■ REQUIRED WORK: Copy the listing verbatim, excluding any images found in it.

===== SOURCE EXCERPT

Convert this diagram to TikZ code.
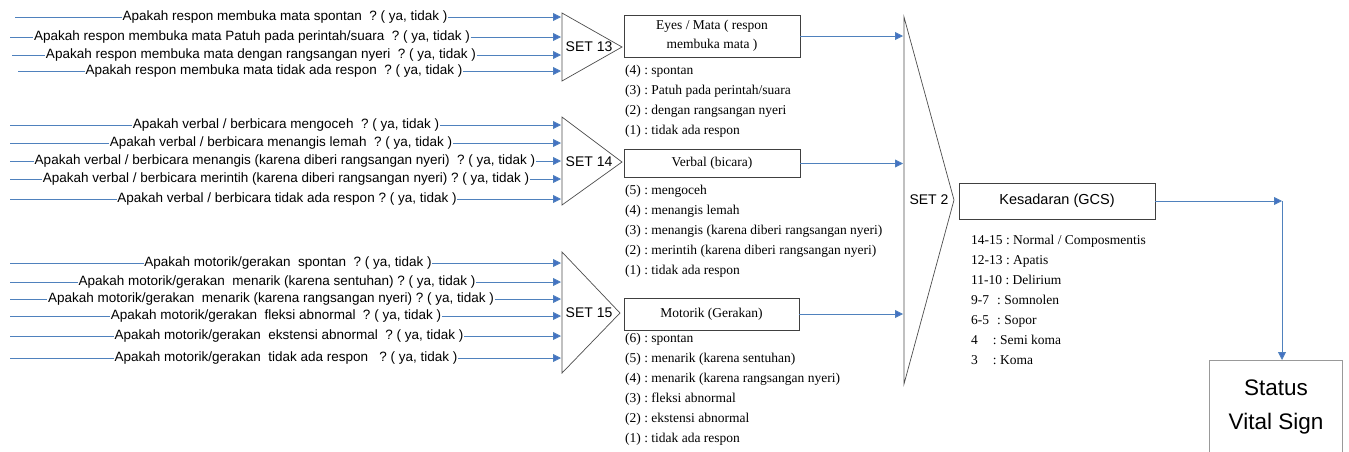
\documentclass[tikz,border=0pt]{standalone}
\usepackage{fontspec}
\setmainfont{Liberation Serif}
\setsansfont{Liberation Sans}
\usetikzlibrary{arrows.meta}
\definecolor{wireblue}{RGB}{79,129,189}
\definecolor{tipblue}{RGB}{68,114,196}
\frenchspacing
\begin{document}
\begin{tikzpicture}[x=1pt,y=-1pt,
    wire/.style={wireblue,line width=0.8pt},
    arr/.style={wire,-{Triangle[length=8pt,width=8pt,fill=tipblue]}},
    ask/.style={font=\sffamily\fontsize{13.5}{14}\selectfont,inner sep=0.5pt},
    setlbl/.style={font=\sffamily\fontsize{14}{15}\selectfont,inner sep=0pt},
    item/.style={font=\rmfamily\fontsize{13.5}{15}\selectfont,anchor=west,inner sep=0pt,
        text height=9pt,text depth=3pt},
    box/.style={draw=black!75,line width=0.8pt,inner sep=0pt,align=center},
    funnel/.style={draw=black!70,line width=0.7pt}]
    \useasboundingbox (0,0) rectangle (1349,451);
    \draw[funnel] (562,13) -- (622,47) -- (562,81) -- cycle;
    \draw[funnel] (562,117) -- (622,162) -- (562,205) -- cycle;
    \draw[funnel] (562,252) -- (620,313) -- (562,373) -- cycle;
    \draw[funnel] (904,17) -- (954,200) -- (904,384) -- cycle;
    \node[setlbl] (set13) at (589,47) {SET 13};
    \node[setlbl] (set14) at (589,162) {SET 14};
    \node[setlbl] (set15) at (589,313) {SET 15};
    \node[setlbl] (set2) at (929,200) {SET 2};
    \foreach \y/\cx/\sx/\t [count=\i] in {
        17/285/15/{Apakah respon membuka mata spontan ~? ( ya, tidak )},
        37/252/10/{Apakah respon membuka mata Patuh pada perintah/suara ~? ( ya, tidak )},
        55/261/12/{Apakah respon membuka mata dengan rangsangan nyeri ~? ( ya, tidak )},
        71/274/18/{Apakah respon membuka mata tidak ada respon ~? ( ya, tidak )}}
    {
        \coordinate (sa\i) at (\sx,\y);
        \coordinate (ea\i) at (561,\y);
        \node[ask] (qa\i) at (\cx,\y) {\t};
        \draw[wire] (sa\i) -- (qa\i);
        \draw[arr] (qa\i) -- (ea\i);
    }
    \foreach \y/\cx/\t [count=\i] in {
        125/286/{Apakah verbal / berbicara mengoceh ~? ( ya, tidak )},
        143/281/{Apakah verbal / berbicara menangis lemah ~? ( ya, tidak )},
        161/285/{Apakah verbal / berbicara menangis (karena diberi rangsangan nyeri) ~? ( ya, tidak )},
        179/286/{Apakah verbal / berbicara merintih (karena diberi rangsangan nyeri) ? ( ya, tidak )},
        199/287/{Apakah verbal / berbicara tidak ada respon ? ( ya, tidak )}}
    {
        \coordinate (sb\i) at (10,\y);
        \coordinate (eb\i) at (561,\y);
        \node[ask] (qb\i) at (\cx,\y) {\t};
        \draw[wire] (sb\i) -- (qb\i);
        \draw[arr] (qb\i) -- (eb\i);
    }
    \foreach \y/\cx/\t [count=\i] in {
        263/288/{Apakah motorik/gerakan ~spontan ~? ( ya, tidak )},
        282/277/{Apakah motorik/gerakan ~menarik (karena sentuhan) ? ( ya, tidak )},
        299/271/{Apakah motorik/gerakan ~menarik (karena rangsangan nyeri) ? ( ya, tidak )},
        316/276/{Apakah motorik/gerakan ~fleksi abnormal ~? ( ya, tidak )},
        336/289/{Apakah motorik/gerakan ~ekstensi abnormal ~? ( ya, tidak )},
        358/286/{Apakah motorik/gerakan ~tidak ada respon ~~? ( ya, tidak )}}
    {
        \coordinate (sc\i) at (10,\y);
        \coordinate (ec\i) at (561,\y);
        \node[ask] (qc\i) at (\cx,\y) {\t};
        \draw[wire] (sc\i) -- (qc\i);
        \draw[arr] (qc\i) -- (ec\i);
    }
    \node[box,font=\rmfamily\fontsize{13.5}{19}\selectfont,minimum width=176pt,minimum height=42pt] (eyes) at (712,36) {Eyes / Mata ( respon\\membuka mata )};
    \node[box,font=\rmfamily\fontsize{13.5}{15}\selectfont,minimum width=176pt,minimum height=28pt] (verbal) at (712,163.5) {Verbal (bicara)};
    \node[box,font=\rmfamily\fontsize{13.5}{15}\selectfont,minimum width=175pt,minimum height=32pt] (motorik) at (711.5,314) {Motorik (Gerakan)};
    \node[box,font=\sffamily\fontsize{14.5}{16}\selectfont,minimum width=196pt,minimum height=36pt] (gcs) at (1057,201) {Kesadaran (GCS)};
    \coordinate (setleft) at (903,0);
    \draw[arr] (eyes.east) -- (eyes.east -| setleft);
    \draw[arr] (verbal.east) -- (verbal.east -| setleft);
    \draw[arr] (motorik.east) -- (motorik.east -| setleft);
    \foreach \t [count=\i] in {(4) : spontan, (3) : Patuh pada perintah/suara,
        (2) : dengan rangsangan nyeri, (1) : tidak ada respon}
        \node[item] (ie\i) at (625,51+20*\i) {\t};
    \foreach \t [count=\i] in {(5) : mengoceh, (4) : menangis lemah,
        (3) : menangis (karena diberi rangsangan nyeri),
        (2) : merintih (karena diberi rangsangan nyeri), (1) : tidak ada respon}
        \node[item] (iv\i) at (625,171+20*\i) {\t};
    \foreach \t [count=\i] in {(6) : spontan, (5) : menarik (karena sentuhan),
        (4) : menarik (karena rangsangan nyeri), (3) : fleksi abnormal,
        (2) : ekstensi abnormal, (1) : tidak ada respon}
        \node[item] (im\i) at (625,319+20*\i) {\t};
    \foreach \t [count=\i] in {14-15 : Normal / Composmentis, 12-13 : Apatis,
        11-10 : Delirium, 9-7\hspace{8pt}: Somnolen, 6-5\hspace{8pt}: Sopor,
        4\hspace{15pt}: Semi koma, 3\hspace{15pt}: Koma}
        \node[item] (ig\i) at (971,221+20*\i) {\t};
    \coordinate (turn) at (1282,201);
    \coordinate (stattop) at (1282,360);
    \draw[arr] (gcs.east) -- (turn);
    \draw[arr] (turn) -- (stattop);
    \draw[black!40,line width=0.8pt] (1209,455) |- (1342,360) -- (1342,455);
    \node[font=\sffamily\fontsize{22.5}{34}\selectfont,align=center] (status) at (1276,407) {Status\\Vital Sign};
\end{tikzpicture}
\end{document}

==========

■ FINAL RESULT:
Convert this diagram to TikZ code.
\documentclass[tikz,border=0pt]{standalone}
\usepackage{fontspec}
\setmainfont{Liberation Serif}
\setsansfont{Liberation Sans}
\usetikzlibrary{arrows.meta}
\definecolor{wireblue}{RGB}{79,129,189}
\definecolor{tipblue}{RGB}{68,114,196}
\frenchspacing
\begin{document}
\begin{tikzpicture}[x=1pt,y=-1pt,
    wire/.style={wireblue,line width=0.8pt},
    arr/.style={wire,-{Triangle[length=8pt,width=8pt,fill=tipblue]}},
    ask/.style={font=\sffamily\fontsize{13.5}{14}\selectfont,inner sep=0.5pt},
    setlbl/.style={font=\sffamily\fontsize{14}{15}\selectfont,inner sep=0pt},
    item/.style={font=\rmfamily\fontsize{13.5}{15}\selectfont,anchor=west,inner sep=0pt,
        text height=9pt,text depth=3pt},
    box/.style={draw=black!75,line width=0.8pt,inner sep=0pt,align=center},
    funnel/.style={draw=black!70,line width=0.7pt}]
    \useasboundingbox (0,0) rectangle (1349,451);
    \draw[funnel] (562,13) -- (622,47) -- (562,81) -- cycle;
    \draw[funnel] (562,117) -- (622,162) -- (562,205) -- cycle;
    \draw[funnel] (562,252) -- (620,313) -- (562,373) -- cycle;
    \draw[funnel] (904,17) -- (954,200) -- (904,384) -- cycle;
    \node[setlbl] (set13) at (589,47) {SET 13};
    \node[setlbl] (set14) at (589,162) {SET 14};
    \node[setlbl] (set15) at (589,313) {SET 15};
    \node[setlbl] (set2) at (929,200) {SET 2};
    \foreach \y/\cx/\sx/\t [count=\i] in {
        17/285/15/{Apakah respon membuka mata spontan ~? ( ya, tidak )},
        37/252/10/{Apakah respon membuka mata Patuh pada perintah/suara ~? ( ya, tidak )},
        55/261/12/{Apakah respon membuka mata dengan rangsangan nyeri ~? ( ya, tidak )},
        71/274/18/{Apakah respon membuka mata tidak ada respon ~? ( ya, tidak )}}
    {
        \coordinate (sa\i) at (\sx,\y);
        \coordinate (ea\i) at (561,\y);
        \node[ask] (qa\i) at (\cx,\y) {\t};
        \draw[wire] (sa\i) -- (qa\i);
        \draw[arr] (qa\i) -- (ea\i);
    }
    \foreach \y/\cx/\t [count=\i] in {
        125/286/{Apakah verbal / berbicara mengoceh ~? ( ya, tidak )},
        143/281/{Apakah verbal / berbicara menangis lemah ~? ( ya, tidak )},
        161/285/{Apakah verbal / berbicara menangis (karena diberi rangsangan nyeri) ~? ( ya, tidak )},
        179/286/{Apakah verbal / berbicara merintih (karena diberi rangsangan nyeri) ? ( ya, tidak )},
        199/287/{Apakah verbal / berbicara tidak ada respon ? ( ya, tidak )}}
    {
        \coordinate (sb\i) at (10,\y);
        \coordinate (eb\i) at (561,\y);
        \node[ask] (qb\i) at (\cx,\y) {\t};
        \draw[wire] (sb\i) -- (qb\i);
        \draw[arr] (qb\i) -- (eb\i);
    }
    \foreach \y/\cx/\t [count=\i] in {
        263/288/{Apakah motorik/gerakan ~spontan ~? ( ya, tidak )},
        282/277/{Apakah motorik/gerakan ~menarik (karena sentuhan) ? ( ya, tidak )},
        299/271/{Apakah motorik/gerakan ~menarik (karena rangsangan nyeri) ? ( ya, tidak )},
        316/276/{Apakah motorik/gerakan ~fleksi abnormal ~? ( ya, tidak )},
        336/289/{Apakah motorik/gerakan ~ekstensi abnormal ~? ( ya, tidak )},
        358/286/{Apakah motorik/gerakan ~tidak ada respon ~~? ( ya, tidak )}}
    {
        \coordinate (sc\i) at (10,\y);
        \coordinate (ec\i) at (561,\y);
        \node[ask] (qc\i) at (\cx,\y) {\t};
        \draw[wire] (sc\i) -- (qc\i);
        \draw[arr] (qc\i) -- (ec\i);
    }
    \node[box,font=\rmfamily\fontsize{13.5}{19}\selectfont,minimum width=176pt,minimum height=42pt] (eyes) at (712,36) {Eyes / Mata ( respon\\membuka mata )};
    \node[box,font=\rmfamily\fontsize{13.5}{15}\selectfont,minimum width=176pt,minimum height=28pt] (verbal) at (712,163.5) {Verbal (bicara)};
    \node[box,font=\rmfamily\fontsize{13.5}{15}\selectfont,minimum width=175pt,minimum height=32pt] (motorik) at (711.5,314) {Motorik (Gerakan)};
    \node[box,font=\sffamily\fontsize{14.5}{16}\selectfont,minimum width=196pt,minimum height=36pt] (gcs) at (1057,201) {Kesadaran (GCS)};
    \coordinate (setleft) at (903,0);
    \draw[arr] (eyes.east) -- (eyes.east -| setleft);
    \draw[arr] (verbal.east) -- (verbal.east -| setleft);
    \draw[arr] (motorik.east) -- (motorik.east -| setleft);
    \foreach \t [count=\i] in {(4) : spontan, (3) : Patuh pada perintah/suara,
        (2) : dengan rangsangan nyeri, (1) : tidak ada respon}
        \node[item] (ie\i) at (625,51+20*\i) {\t};
    \foreach \t [count=\i] in {(5) : mengoceh, (4) : menangis lemah,
        (3) : menangis (karena diberi rangsangan nyeri),
        (2) : merintih (karena diberi rangsangan nyeri), (1) : tidak ada respon}
        \node[item] (iv\i) at (625,171+20*\i) {\t};
    \foreach \t [count=\i] in {(6) : spontan, (5) : menarik (karena sentuhan),
        (4) : menarik (karena rangsangan nyeri), (3) : fleksi abnormal,
        (2) : ekstensi abnormal, (1) : tidak ada respon}
        \node[item] (im\i) at (625,319+20*\i) {\t};
    \foreach \t [count=\i] in {14-15 : Normal / Composmentis, 12-13 : Apatis,
        11-10 : Delirium, 9-7\hspace{8pt}: Somnolen, 6-5\hspace{8pt}: Sopor,
        4\hspace{15pt}: Semi koma, 3\hspace{15pt}: Koma}
        \node[item] (ig\i) at (971,221+20*\i) {\t};
    \coordinate (turn) at (1282,201);
    \coordinate (stattop) at (1282,360);
    \draw[arr] (gcs.east) -- (turn);
    \draw[arr] (turn) -- (stattop);
    \draw[black!40,line width=0.8pt] (1209,455) |- (1342,360) -- (1342,455);
    \node[font=\sffamily\fontsize{22.5}{34}\selectfont,align=center] (status) at (1276,407) {Status\\Vital Sign};
\end{tikzpicture}
\end{document}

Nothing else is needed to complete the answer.